During the North Carolina legislatures 2014 session, its members will consider an important issue affecting North Carolina businesses: patent claims brought by companies that do not produce anything of value or provide a service to the community. The sole goal of a patent-holding company, also known as a patent troll, is to bully North Carolina companies by claiming a patent violation when none actually exists.
The two industry groups we represent, the North Carolina Technology Association and the North Carolina Retail Merchants Association, are joined by the associations representing the banks, credit unions, restaurants and lodging, and Realtors in support of efforts to meaningfully address the patent troll problem.
Many patent trolls are shell entities with no assets other than patents and few to no personnel other than lawyers seeking to profit from the patents. North Carolina companies are experiencing an increase in the number of aggressive and sometimes abusive claims by patent trolls, who threaten legal action if a company does not pay a license fee for a patent the troll claims relates to the companys business.
Small and large businesses across the state have experienced this shake down by patent trolls.
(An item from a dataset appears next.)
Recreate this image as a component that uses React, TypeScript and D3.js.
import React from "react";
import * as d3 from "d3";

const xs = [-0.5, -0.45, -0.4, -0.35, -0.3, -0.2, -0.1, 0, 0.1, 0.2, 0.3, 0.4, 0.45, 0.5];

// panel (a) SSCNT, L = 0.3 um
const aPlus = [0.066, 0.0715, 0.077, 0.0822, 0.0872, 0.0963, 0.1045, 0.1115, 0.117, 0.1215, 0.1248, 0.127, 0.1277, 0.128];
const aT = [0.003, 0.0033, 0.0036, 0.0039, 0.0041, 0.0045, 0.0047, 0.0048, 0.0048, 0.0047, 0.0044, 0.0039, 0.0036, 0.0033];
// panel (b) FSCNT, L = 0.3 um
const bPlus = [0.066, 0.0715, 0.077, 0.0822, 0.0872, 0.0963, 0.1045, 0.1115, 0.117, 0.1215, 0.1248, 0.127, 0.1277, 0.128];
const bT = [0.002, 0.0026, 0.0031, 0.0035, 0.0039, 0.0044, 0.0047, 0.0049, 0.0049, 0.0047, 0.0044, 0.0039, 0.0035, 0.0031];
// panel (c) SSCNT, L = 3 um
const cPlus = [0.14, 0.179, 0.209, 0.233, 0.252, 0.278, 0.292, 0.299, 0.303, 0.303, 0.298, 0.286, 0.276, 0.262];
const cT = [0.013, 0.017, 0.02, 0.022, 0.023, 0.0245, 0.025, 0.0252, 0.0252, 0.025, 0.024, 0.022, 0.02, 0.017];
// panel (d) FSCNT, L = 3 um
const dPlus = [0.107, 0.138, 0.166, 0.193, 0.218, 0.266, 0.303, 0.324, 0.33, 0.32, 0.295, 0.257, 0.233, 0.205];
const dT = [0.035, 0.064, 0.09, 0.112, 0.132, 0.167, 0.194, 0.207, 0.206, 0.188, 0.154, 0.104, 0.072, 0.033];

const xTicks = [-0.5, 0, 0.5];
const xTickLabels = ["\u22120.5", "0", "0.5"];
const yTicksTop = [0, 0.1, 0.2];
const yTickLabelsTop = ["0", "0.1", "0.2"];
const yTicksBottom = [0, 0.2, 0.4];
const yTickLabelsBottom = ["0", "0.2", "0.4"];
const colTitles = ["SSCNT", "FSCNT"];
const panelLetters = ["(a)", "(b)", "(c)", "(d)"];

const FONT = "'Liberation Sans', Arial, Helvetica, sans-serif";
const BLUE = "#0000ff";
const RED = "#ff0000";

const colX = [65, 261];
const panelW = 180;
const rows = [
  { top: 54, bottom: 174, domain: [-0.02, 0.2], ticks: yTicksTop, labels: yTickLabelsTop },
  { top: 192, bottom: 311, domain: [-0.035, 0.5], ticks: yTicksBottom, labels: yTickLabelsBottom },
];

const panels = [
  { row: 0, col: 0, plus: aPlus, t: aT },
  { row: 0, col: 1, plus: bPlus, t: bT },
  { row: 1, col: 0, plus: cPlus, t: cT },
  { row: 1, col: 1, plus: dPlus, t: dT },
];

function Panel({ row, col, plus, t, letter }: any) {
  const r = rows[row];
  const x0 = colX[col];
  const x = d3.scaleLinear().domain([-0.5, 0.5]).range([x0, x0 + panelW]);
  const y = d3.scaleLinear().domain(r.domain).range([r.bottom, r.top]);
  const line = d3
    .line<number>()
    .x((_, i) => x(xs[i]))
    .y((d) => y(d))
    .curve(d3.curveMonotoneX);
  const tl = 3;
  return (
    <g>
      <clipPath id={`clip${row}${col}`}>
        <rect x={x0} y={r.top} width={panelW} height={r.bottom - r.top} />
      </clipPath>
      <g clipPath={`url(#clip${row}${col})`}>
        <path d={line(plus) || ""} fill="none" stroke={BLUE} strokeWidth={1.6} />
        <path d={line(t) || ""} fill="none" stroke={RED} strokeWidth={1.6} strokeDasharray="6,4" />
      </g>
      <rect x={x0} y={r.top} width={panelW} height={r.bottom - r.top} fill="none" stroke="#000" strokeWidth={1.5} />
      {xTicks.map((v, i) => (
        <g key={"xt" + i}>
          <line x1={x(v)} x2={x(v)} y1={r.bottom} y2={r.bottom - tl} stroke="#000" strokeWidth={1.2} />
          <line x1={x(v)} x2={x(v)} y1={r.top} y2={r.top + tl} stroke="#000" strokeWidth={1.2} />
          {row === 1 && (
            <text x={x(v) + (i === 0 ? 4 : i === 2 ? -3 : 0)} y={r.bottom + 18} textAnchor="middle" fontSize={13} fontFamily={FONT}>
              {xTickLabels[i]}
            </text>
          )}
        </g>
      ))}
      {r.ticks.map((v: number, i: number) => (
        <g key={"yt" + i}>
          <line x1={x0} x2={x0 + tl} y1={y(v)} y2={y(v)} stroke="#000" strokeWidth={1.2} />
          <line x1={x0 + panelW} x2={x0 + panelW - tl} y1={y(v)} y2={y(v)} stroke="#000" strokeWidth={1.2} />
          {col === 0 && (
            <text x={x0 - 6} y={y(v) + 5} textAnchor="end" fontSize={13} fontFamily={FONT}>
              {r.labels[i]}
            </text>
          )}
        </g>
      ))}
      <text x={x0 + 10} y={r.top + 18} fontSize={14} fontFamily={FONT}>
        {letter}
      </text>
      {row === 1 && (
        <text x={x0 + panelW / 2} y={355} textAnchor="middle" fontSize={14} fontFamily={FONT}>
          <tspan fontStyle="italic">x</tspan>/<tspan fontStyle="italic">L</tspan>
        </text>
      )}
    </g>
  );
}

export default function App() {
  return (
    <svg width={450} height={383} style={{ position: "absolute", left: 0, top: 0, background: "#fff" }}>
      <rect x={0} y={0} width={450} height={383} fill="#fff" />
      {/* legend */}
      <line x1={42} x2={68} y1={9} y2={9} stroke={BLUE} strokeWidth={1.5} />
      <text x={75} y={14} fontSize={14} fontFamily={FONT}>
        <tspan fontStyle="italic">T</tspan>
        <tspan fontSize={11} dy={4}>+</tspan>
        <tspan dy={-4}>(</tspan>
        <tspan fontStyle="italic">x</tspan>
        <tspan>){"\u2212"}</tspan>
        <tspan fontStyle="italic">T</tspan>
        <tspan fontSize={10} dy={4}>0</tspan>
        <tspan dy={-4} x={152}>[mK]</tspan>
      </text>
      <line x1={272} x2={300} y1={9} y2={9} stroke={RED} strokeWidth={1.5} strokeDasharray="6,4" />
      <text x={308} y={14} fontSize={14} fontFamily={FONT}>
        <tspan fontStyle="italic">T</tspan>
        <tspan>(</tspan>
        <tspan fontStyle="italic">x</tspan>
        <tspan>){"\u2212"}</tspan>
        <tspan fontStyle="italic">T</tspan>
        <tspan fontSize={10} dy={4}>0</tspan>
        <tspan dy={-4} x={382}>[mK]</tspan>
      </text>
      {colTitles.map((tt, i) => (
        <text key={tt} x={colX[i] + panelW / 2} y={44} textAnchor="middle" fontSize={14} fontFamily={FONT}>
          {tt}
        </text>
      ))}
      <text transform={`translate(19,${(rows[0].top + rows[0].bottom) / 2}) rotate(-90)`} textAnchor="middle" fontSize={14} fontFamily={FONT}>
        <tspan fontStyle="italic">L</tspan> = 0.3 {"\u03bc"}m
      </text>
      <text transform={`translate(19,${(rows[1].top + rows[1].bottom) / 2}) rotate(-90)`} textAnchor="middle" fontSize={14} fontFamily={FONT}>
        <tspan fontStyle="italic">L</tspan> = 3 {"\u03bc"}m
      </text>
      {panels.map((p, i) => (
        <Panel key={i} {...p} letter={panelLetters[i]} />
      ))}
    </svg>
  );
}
Retailers, restaurants and hotels have even received patent demand letters based on their use of off-the-shelf office equipment such as fax machines and wi-fi.
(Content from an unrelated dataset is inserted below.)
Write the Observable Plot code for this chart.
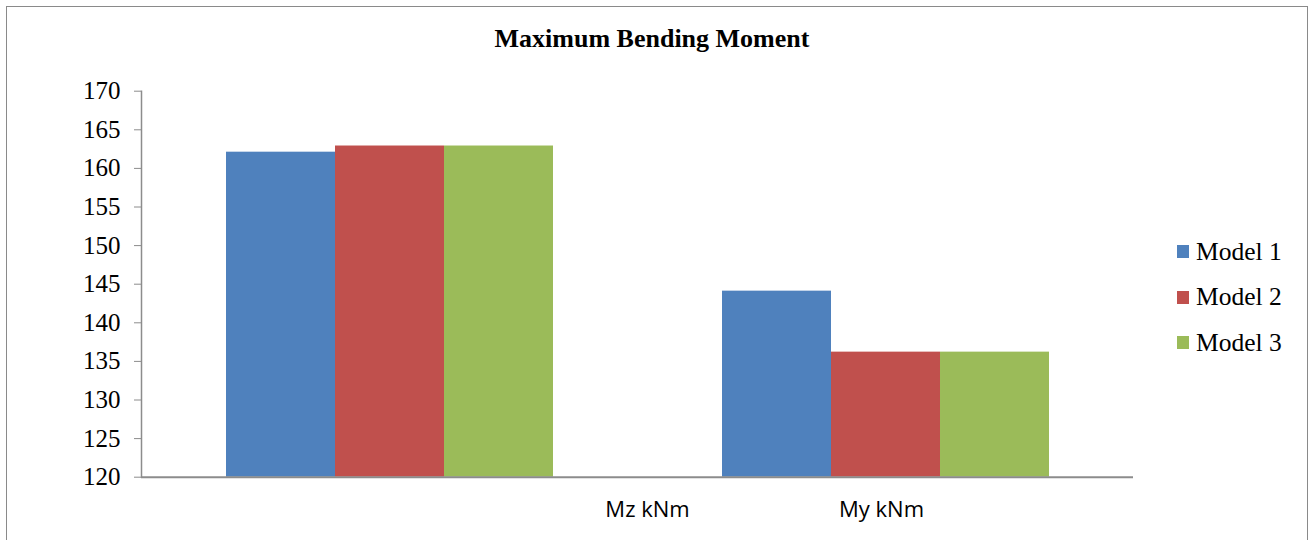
<!DOCTYPE html>
<html>
<head>
<meta charset="utf-8">
<script src="https://cdn.jsdelivr.net/npm/d3@7"></script>
<script src="https://cdn.jsdelivr.net/npm/@observablehq/plot@0.6"></script>
<style>
  html, body { margin: 0; padding: 0; background: #fff; }
  #wrap { position: relative; width: 1312px; height: 540px; overflow: hidden; background: #fff; }
  #border { position: absolute; left: 6px; top: 6px; width: 1302px; height: 580px; border: 1.5px solid #8a8a8a; box-sizing: border-box; pointer-events: none; }
  #title { position: absolute; left: 0; top: 24px; width: 1304px; text-align: center; font: bold 26px "Liberation Serif", "Times New Roman", serif; color: #000; }
  #chart { position: absolute; left: 0; top: 0; }
  #legend { position: absolute; left: 1177px; top: 229px; font: 25.5px "Liberation Serif", "Times New Roman", serif; color: #000; }
  .item { display: flex; align-items: center; height: 45.5px; }
  .sw { width: 12px; height: 13px; margin-right: 7px; }
</style>
</head>
<body>
<div id="wrap">
  <div id="chart"></div>
  <div id="title"></div>
  <div id="legend"></div>
  <div id="border"></div>
</div>
<script>
const titleText = "Maximum Bending Moment";
const categories = ["Mz kNm", "My kNm"];
const models = ["Model 1", "Model 2", "Model 3"];
const model1 = [162.1, 144.1];
const model2 = [162.9, 136.2];
const model3 = [162.9, 136.2];
const yTicks = [120, 125, 130, 135, 140, 145, 150, 155, 160, 165, 170];
const colors = ["#4F81BD", "#C0504D", "#9BBB59"];

const seriesValues = [model1, model2, model3];
const data = [];
categories.forEach((c, ci) => {
  models.forEach((m, mi) => {
    data.push({category: c, model: m, value: seriesValues[mi][ci]});
  });
});
const yMin = yTicks[0];
const yMax = yTicks[yTicks.length - 1];

const serif = "'Liberation Serif', 'Times New Roman', serif";
const sans = "'Open Sans', sans-serif";

const plot = Plot.plot({
  width: 1312,
  height: 540,
  marginLeft: 141,
  marginRight: 179,
  marginTop: 90.7,
  marginBottom: 63.3,
  style: {background: "transparent", overflow: "visible", fontFamily: serif},
  fx: {domain: categories, padding: 0, axis: null},
  x: {domain: models, paddingInner: 0, paddingOuter: 0.759, axis: null},
  y: {domain: [yMin, yMax], axis: null},
  color: {domain: models, range: colors},
  marks: [
    Plot.barY(data, {fx: "category", x: "model", y1: () => yMin, y2: "value", fill: "model"}),
    Plot.ruleY([yMin], {stroke: "#8c8c8c", strokeWidth: 2}),
    Plot.frame({anchor: "left", fx: () => categories[0], stroke: "#8c8c8c", strokeWidth: 1.5}),
    Plot.axisY({ticks: yTicks, tickSize: 7, tickPadding: 14, stroke: "#8c8c8c", strokeOpacity: 1, fill: "#000", fontSize: 25, fontFamily: serif, label: null, tickFormat: d => String(d)}),
    Plot.axisFx({anchor: "bottom", ticks: [categories[0]], tickSize: 0, tickPadding: 24, dx: 258, fontSize: 22, fontFamily: sans, fill: "#000", label: null}),
    Plot.axisFx({anchor: "bottom", ticks: [categories[1]], tickSize: 0, tickPadding: 24, dx: -4, fontSize: 22, fontFamily: sans, fill: "#000", label: null})
  ]
});
// font styling of axis labels
d3.select(plot).selectAll('g[aria-label="y-axis tick label"] text').style("font-family", serif);
d3.select(plot).selectAll('g[aria-label="y-axis tick label"]').style("font-family", serif);
d3.select(plot).selectAll('g[aria-label="fx-axis tick label"]').style("font-family", sans);
d3.select(plot).selectAll('g[aria-label="fx-axis tick label"] text').style("font-family", sans);
document.getElementById("chart").appendChild(plot);
document.getElementById("title").textContent = titleText;

const legend = document.getElementById("legend");
models.forEach((m, i) => {
  const item = document.createElement("div");
  item.className = "item";
  const sw = document.createElement("span");
  sw.className = "sw";
  sw.style.background = colors[i];
  const t = document.createElement("span");
  t.textContent = m;
  item.appendChild(sw);
  item.appendChild(t);
  legend.appendChild(item);
});
</script>
</body>
</html>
Numerous North Carolina companies are spending thousands, and in some cases millions, of dollars to defend themselves against abusive assertions of patent infringement. When these North Carolina companies protect their interests and successfully defend their patents in court, in many cases they cannot recover any expenses from a patent troll. Sadly, money that would otherwise support job creation and additional innovative research in North Carolina is used to pay exorbitant legal expenses, all to the detriment of the economy and people of the state.
The financial and technology sectors, two pillars of the North Carolina economy, have seen a dramatic increase in demands from patent trolls over the past several years. These companies have to choose between paying an extortive settlement or devoting significant resources to defending themselves in court against meritless claims. For example, many financial institutions have been targeted by patent troll demands based on the everyday use of ATMs by their customers!
When a company mounts a successful defense against a patent troll, there is no clear path to recoup expenses. To make matters worse, patent trolls often incorporate themselves and bring their lawsuits in jurisdictions with patent-troll friendly courts, requiring North Carolina companies to travel to places like East Texas and hire additional counsel in Texas law firms for a proper legal defense.
A legislative committee recently recommended a bill that is intended to send a strong message to patent troll companies that they should think twice about bringing a deceptive patent infringement claim in North Carolina.
To address this growing issue, the legislature should amend the states Unfair and Deceptive Trade Practices Act to prevent patent trolls from making abusive patent assertions against North Carolina companies. This goal can be accomplished by giving state courts the ability to punish abusive practices and to provide monetary relief to companies targeted by such abusive practices.
The patent troll problem is by no means limited to North Carolina. In fact, 24 other states are considering similar legislation in 2014, nine states thus far have passed legislation and countless state attorneys general, including North Carolinas, support patent troll reform to defend the businesses in their respective states by curtailing these alarming practices.
We strongly urge our General Assembly to put protections for North Carolina in place to stop such abusive practices.
Brooks Raiford is president and CEO of the North Carolina Technology Association. Andy Ellen is president of the North Carolina Retail Merchants Association.